The KGB wants Evgheniya back in Moscow so that when Taubner is there, she can be too – continuing the affair, and providing blackmail material.
Speaking of breaking up families, Elizabeth asks Claudia: “So where have you been?”
“I went home for a while. Spent time with my daughter and grandchildren. Haven’t seen them in years. The grandchildren didn’t remember me. I don’t know what I expected.”
Claudia asks about Paige – allegedly just to ask, not prying for information. But her questions have an uncomfortable probing feel.
Elizabeth gives her the “fine” treatment. “Paige is figuring things out,” she says. And the relationship between her and Philip? “Things have been good,” Elizabeth offers, and there’s no more where that came from.
Elsewhere, Philip has accepted his wife’s challenge and is taking another run at Deirdre, leaving her a message in which he offers up something potentially alarming. “I just didn’t want to get off onto the wrong foot when we met,” he says. “I don’t know how to say this, but… I’m married. Things haven’t been going well, and it’s complicated.”
“Gus…?” Deirdre says, picking up the phone. It worked. Maybe because now she doesn’t have to worry about him becoming too attached.
When Philip and Elizabeth meet with their “other” son, Tuan, they tell her about the plan to break up the Morozov family and send Evgheniya back to the U.S.S.R.
Tuan offers an idea. Some thugs at school have been hard on him and Pasha, the Morozov boy. “One of them kind of likes me. If I got in with them, they could make things really bad for Pasha,” he says.
“Bad enough that his mother will want to take him home to Moscow?” Philip asks.
“I’m the only friend he’s got, and if I’m not there as much and these guys start coming after him. Maybe,” Tuan says.
That’s dark, tormenting a teen, ruining his family. This is what Elizabeth hated about her work on Young Hee last season.
Okay, on to the final scene — and that new theory about Renee…
The show ends on a mellow note. Elizabeth and her daughter, out for a walk. Paige brings up the rape and says she doesn’t know how she could ever get over it.
“Other things become more important,” Elizabeth says.
“Do you like what you do?” Paige asks.
“I wish I didn’t have to do it. But I’m proud to help my country.”
“If you didn’t have to serve your country like this, what would you do?”
“I never thought about it much,” Elizabeth says, but she has. “I’d want to be a doctor.”
For once, it would be nice to feel like she’s really doing something good. Instead of doing cruel things for the right reason.

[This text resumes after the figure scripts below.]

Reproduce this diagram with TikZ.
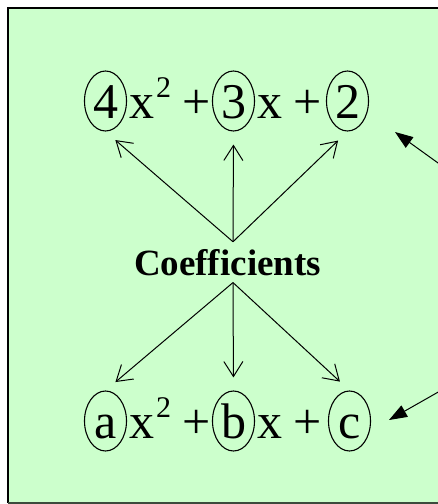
\documentclass[tikz,border=0pt]{standalone}
\usepackage{fontspec}
\setmainfont{Liberation Serif}[Ligatures=NoCommon]
\usetikzlibrary{arrows.meta,shapes.geometric}
\definecolor{panelgreen}{HTML}{CCFFCC}
\definecolor{edgegray}{HTML}{3C4A3C}
\begin{document}
\begin{tikzpicture}[x=1pt,y=-1pt,
  coefell/.style={draw, ellipse, line width=1.1pt, inner sep=0pt,
    minimum width=42pt, minimum height=60pt, text height=34pt, text depth=0pt,
    font=\fontsize{50}{50}\selectfont, anchor=base},
  term/.style={inner sep=0pt, font=\fontsize{50}{50}\selectfont, anchor=base},
  pointer/.style={line width=1pt, shorten >=13pt, -{Straight Barb[length=15pt,width=19pt]}},
  callout/.style={line width=1pt, -{Triangle[length=18pt,width=13pt]}}]
\useasboundingbox (0,0) rectangle (438,504);
% panel
\fill[panelgreen] (8,8) rectangle (470,503);
\draw[line width=2pt] (470,8) -- (8,8) -- (8,503);
\draw[edgegray, line width=2pt] (8,503) -- (470,503);
% top polynomial
\node[coefell] (e4) at (105.5,118) {4};
\node[term, anchor=base west] (x2t) at (129,118) {x\hspace{2pt}\raisebox{21pt}{\fontsize{30}{30}\selectfont 2}};
\node[term] (p1t) at (196.5,118) {+};
\node[coefell] (e3) at (233.5,118) {3};
\node[term] (x1t) at (270,118) {x};
\node[term] (p2t) at (307.5,118) {+};
\node[coefell] (e2) at (347.5,118) {2};
% bottom polynomial
\node[coefell] (ea) at (105.5,438) {a};
\node[term, anchor=base west] (x2b) at (129,438) {x\hspace{2pt}\raisebox{21pt}{\fontsize{30}{30}\selectfont 2}};
\node[term] (p1b) at (196.5,438) {+};
\node[coefell] (eb) at (233.5,438) {b};
\node[term] (x1b) at (270,438) {x};
\node[term] (p2b) at (307.5,438) {+};
\node[coefell] (ec) at (349.5,438) {c};
% label
\node[inner xsep=0pt, inner ysep=7pt, anchor=base,
  font=\bfseries\fontsize{37}{37}\selectfont] (coef) at (227.5,275) {Coefficients};
% pointers
\draw[pointer] ([xshift=5.5pt]coef.north) -- (e4.south);
\draw[pointer] ([xshift=5.5pt]coef.north) -- (e3.south);
\draw[pointer] ([xshift=5.5pt]coef.north) -- (e2.south);
\draw[pointer] ([xshift=5.5pt]coef.south) -- (ea.north);
\draw[pointer] ([xshift=5.5pt]coef.south) -- (eb.north);
\draw[pointer] ([xshift=5.5pt]coef.south) -- (ec.north);
% callouts from the right
\coordinate (src1) at (470,186);
\coordinate (tip1) at (395,132);
\coordinate (src2) at (470,374);
\coordinate (tip2) at (389,420);
\draw[callout] (src1) -- (tip1);
\draw[callout] (src2) -- (tip2);
\end{tikzpicture}
\end{document}
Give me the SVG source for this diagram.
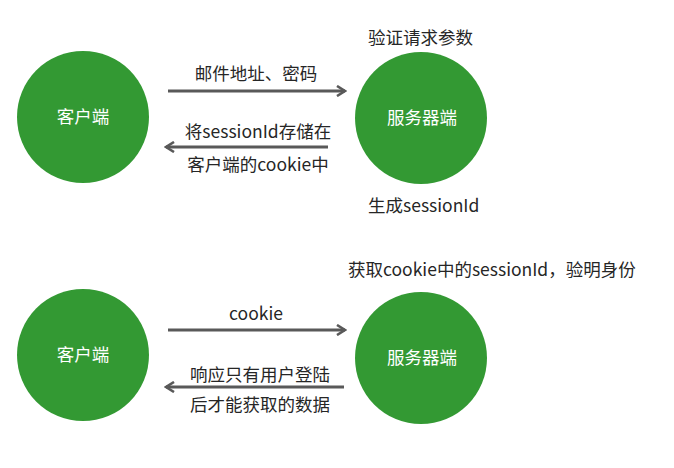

Okay — so that new piece of intel on Renee…
This comes from a sharp-eyed Americans fan who prefers to stay anonymous but emailed me to say that in the previous episode, when Stan and Renee are watching Breaking Away on TV, she’s telling a story about traveling across country with her friend Jenny. They stop in Bloomington, Indiana, Renee recalls, “because Jenny went to school at U of I.”
But Indiana University in Bloomington goes by the nickname IU. You can see it all over the school’s Twitter feed. U of I is how the University of Illinois is typically described.
Is this just a minor glitch in the writing, or a clue that Renee’s story may be just another of the type of phony, overly detailed background stories we’ve seen Philip and Elizabeth deliver over and over again?